• [WORK TO BE COMPLETED]
The lines from the top of the material through the line with "0.553, 0.380, 0.471, 0.420, 0.602, 0.529, 0.655, 0.587, 0.544]" are to be set down exactly. Leave the pictures out.
═══ RECORDED INFORMATION
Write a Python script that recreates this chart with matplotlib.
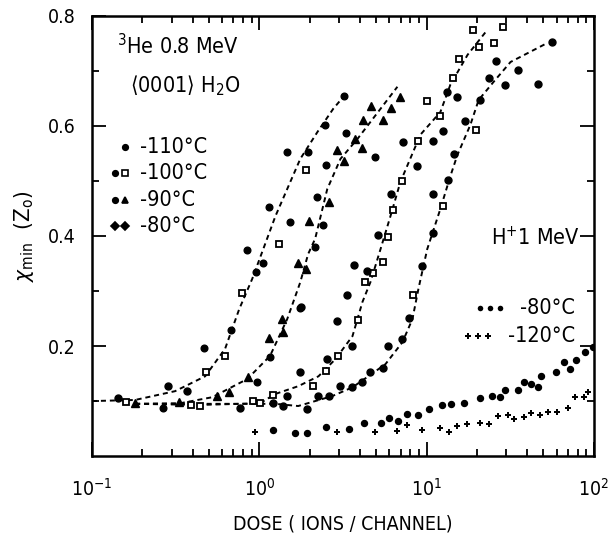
import matplotlib
matplotlib.use("Agg")
import matplotlib.pyplot as plt
from matplotlib.ticker import FixedLocator, NullFormatter

plt.rcParams["font.family"] = ["DejaVu Sans"]
plt.rcParams["font.stretch"] = "condensed"

# 3He 0.8 MeV, <0001> H2O -- measured points
he110_x = [0.266, 0.469, 0.679, 0.847, 0.959, 0.973, 1.06, 1.15, 1.16, 1.47, 1.53, 1.76,
           1.96, 2.16, 2.22, 2.42, 2.48, 2.52, 3.23, 3.32, 4.95]
he110_y = [0.087, 0.196, 0.229, 0.375, 0.335, 0.135, 0.351, 0.453, 0.180, 0.553, 0.425, 0.269,
           0.553, 0.380, 0.471, 0.420, 0.602, 0.529, 0.655, 0.587, 0.544]

he100_x = [0.160, 0.392, 0.444, 0.482, 0.625, 0.791, 0.920, 1.01, 1.21, 1.32, 1.91, 2.10,
           2.52, 2.97, 3.92, 4.31, 4.82, 5.46, 5.92, 6.34, 7.18, 8.36, 8.95, 10.1,
           12.0, 12.6, 14.5, 15.6, 18.9, 19.9, 20.5, 25.2, 28.5]
he100_y = [0.098, 0.093, 0.091, 0.153, 0.182, 0.296, 0.100, 0.096, 0.111, 0.385, 0.520, 0.127,
           0.155, 0.182, 0.247, 0.316, 0.333, 0.353, 0.398, 0.447, 0.500, 0.293, 0.573, 0.645,
           0.618, 0.455, 0.687, 0.722, 0.775, 0.593, 0.744, 0.751, 0.780]

he90_x = [0.181, 0.332, 0.561, 0.661, 0.859, 1.15, 1.39, 1.37, 1.71, 1.91, 1.99, 2.62,
          2.93, 3.23, 3.76, 4.14, 4.20, 4.69, 5.53, 6.17, 6.98]
he90_y = [0.096, 0.098, 0.109, 0.116, 0.144, 0.215, 0.225, 0.249, 0.351, 0.340, 0.427, 0.462,
          0.556, 0.536, 0.576, 0.560, 0.611, 0.636, 0.611, 0.633, 0.653]

he80_x = [0.143, 0.285, 0.371, 0.769, 1.21, 1.39, 1.47, 1.78, 1.76, 1.94, 2.25, 2.55,
          2.62, 2.93, 3.05, 3.37, 3.61, 3.61, 3.71, 4.14, 4.43, 4.62, 5.16, 5.46,
          5.92, 6.17, 7.18, 7.28, 7.91, 8.83, 9.46, 10.9, 10.9, 11.0, 12.6, 13.2,
          13.4, 14.7, 15.3, 16.9, 20.8, 23.5, 26.2, 29.3, 35.1, 46.2, 56.1]
he80_y = [0.105, 0.127, 0.118, 0.087, 0.096, 0.091, 0.109, 0.271, 0.153, 0.085, 0.109, 0.176,
          0.109, 0.245, 0.127, 0.293, 0.200, 0.125, 0.347, 0.135, 0.336, 0.153, 0.402, 0.160,
          0.200, 0.476, 0.213, 0.571, 0.251, 0.527, 0.345, 0.476, 0.573, 0.405, 0.591, 0.662,
          0.502, 0.549, 0.653, 0.609, 0.647, 0.687, 0.718, 0.675, 0.702, 0.676, 0.753]

# hand drawn guide curves
fit1_x = [0.1, 0.181, 0.314, 0.475, 0.625, 0.759, 0.908, 1.25, 1.76, 2.23, 2.77, 3.23]
fit1_y = [0.100, 0.102, 0.118, 0.145, 0.195, 0.267, 0.322, 0.436, 0.540, 0.589, 0.631, 0.655]

fit2_x = [0.181, 0.336, 0.524, 0.848, 1.16, 1.47, 1.76, 1.96, 2.16, 2.55, 3.06, 3.86, 4.62, 6.7]
fit2_y = [0.095, 0.096, 0.107, 0.140, 0.182, 0.249, 0.316, 0.367, 0.395, 0.485, 0.540, 0.576,
          0.607, 0.671]

fit3_x = [0.181, 0.444, 1.01, 1.25, 1.71, 2.26, 2.85, 3.61, 4.14, 4.62, 5.31, 6.09, 6.98,
          9.2, 12.1, 13.9, 17.6, 23.2]
fit3_y = [0.095, 0.093, 0.096, 0.113, 0.127, 0.145, 0.176, 0.218, 0.280, 0.316, 0.376, 0.436,
          0.498, 0.584, 0.625, 0.675, 0.729, 0.775]

fit4_x = [0.181, 1.25, 1.71, 2.16, 2.73, 3.61, 4.49, 5.68, 7.18, 8.24, 8.95, 10.1, 12.1,
          13.9, 15.3, 18.3, 20.5, 25.2, 31.8, 51.6]
fit4_y = [0.095, 0.095, 0.091, 0.100, 0.109, 0.125, 0.145, 0.167, 0.207, 0.249, 0.304, 0.376,
          0.449, 0.509, 0.547, 0.602, 0.647, 0.680, 0.716, 0.749]

# H+ 1 MeV
h80_x = [1.21, 1.64, 1.94, 2.52, 3.46, 4.25, 5.38, 6.00, 6.80, 7.69, 8.95, 10.3, 12.3, 14.1,
         16.7, 20.8, 24.5, 27.4, 29.3, 35.1, 38.1, 42.0, 46.2, 48.2, 59.2, 66.1, 71.8, 78.0,
         88.3, 98.6]
h80_y = [0.047, 0.042, 0.042, 0.053, 0.049, 0.060, 0.060, 0.069, 0.064, 0.076, 0.075, 0.085,
         0.093, 0.095, 0.096, 0.105, 0.109, 0.107, 0.120, 0.120, 0.135, 0.131, 0.125, 0.145,
         0.153, 0.171, 0.158, 0.175, 0.189, 0.198]

h120_x = [0.946, 2.93, 4.95, 6.70, 7.69, 9.46, 12.1, 13.6, 15.3, 17.4, 21.0, 23.8, 26.6, 30.5,
          33.2, 38.1, 42.0, 47.5, 53.1, 60.0, 69.8, 76.9, 87.1, 92.1]
h120_y = [0.044, 0.044, 0.044, 0.045, 0.056, 0.047, 0.051, 0.044, 0.055, 0.058, 0.060, 0.058,
          0.073, 0.075, 0.067, 0.071, 0.078, 0.075, 0.080, 0.080, 0.087, 0.107, 0.107, 0.116]

fig = plt.figure(figsize=(6.09, 5.43), dpi=100)
ax = fig.add_axes([0.151, 0.160, 0.824, 0.811])

dash = dict(color="black", lw=1.4, ls=(0, (2.6, 2.0)))
for fx, fy in [(fit1_x, fit1_y), (fit2_x, fit2_y), (fit3_x, fit3_y), (fit4_x, fit4_y)]:
    ax.plot(fx, fy, **dash)

ax.plot(he110_x, he110_y, "o", color="black", ms=4.8, ls="none")
ax.plot(he100_x, he100_y, "s", mfc="white", mec="black", mew=1.3, ms=4.2, ls="none")
ax.plot(he90_x, he90_y, "^", color="black", ms=5.2, ls="none")
ax.plot(he80_x, he80_y, "o", color="black", ms=5, ls="none")
ax.plot(h80_x, h80_y, "o", color="black", ms=4.3, ls="none")
ax.plot(h120_x, h120_y, "P", color="black", ms=5, mew=0, ls="none")

ax.set_xscale("log")
ax.set_xlim(0.1, 100)
ax.set_ylim(0, 0.8)
ax.set_yticks([0.2, 0.4, 0.6, 0.8])
ax.set_yticklabels(["0.2", "0.4", "0.6", "0.8"])
ax.yaxis.set_minor_locator(FixedLocator([0.1, 0.3, 0.5, 0.7]))
ax.set_xticks([0.1, 1, 10, 100])
ax.set_xticklabels([r"$10^{-1}$", r"$10^{0}$", r"$10^{1}$", r"$10^{2}$"])
ax.xaxis.set_minor_formatter(NullFormatter())

ax.tick_params(which="both", direction="in", top=True, right=True, width=1.3, labelsize=14)
ax.tick_params(which="major", length=10)
ax.tick_params(which="minor", length=5)
ax.tick_params(axis="x", which="major", pad=16)
ax.tick_params(axis="y", which="major", pad=12)
for sp in ax.spines.values():
    sp.set_linewidth(1.8)

ax.set_xlabel("DOSE ( IONS / CHANNEL)", fontsize=14, labelpad=10)
ax.set_ylabel(r"$\chi_{\rm min}$  (Z$_{\rm o}$)", fontsize=16, labelpad=8)

# annotations in the plot
ax.text(0.05, 0.96, r"$^{3}$He 0.8 MeV", transform=ax.transAxes, fontsize=15.5, va="top")
ax.text(0.075, 0.868, r"$\langle$0001$\rangle$ H$_2$O", transform=ax.transAxes, fontsize=15.5, va="top")

rows = [("-110°C", [("o", "black")]),
        ("-100°C", [("o", "black"), ("s", "white")]),
        ("-90°C", [("o", "black"), ("^", "black")]),
        ("-80°C", [("D", "black"), ("D", "black")])]
for i, (lab, mks) in enumerate(rows):
    yy = 0.703 - i * 0.0605
    for j, (m, fc) in enumerate(mks):
        xx = 0.066 - (len(mks) - 1 - j) * 0.021
        ax.plot(xx, yy, m, mfc=fc, mec="black", mew=1.2, ms=4, transform=ax.transAxes, clip_on=False)
    ax.text(0.095, yy, lab, transform=ax.transAxes, fontsize=15.5, va="center")

ax.text(0.972, 0.497, r"H$^{+}$1 MeV", transform=ax.transAxes, fontsize=15.5, va="center", ha="right")
for i, (lab, m, x0) in enumerate([("-80°C", "o", 0.773), ("-120°C", "P", 0.749)]):
    yy = 0.336 - i * 0.063
    for k in range(3):
        ax.plot(x0 + k * 0.02, yy, m, color="black", ms=4, mew=0, transform=ax.transAxes)
    ax.text(0.962, yy, lab, transform=ax.transAxes, fontsize=15.5, va="center", ha="right")

fig.savefig("out.png", dpi=100)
══════
• [RESULT OF THE TASK]
Write a Python script that recreates this chart with matplotlib.
import matplotlib
matplotlib.use("Agg")
import matplotlib.pyplot as plt
from matplotlib.ticker import FixedLocator, NullFormatter

plt.rcParams["font.family"] = ["DejaVu Sans"]
plt.rcParams["font.stretch"] = "condensed"

# 3He 0.8 MeV, <0001> H2O -- measured points
he110_x = [0.266, 0.469, 0.679, 0.847, 0.959, 0.973, 1.06, 1.15, 1.16, 1.47, 1.53, 1.76,
           1.96, 2.16, 2.22, 2.42, 2.48, 2.52, 3.23, 3.32, 4.95]
he110_y = [0.087, 0.196, 0.229, 0.375, 0.335, 0.135, 0.351, 0.453, 0.180, 0.553, 0.425, 0.269,
           0.553, 0.380, 0.471, 0.420, 0.602, 0.529, 0.655, 0.587, 0.544]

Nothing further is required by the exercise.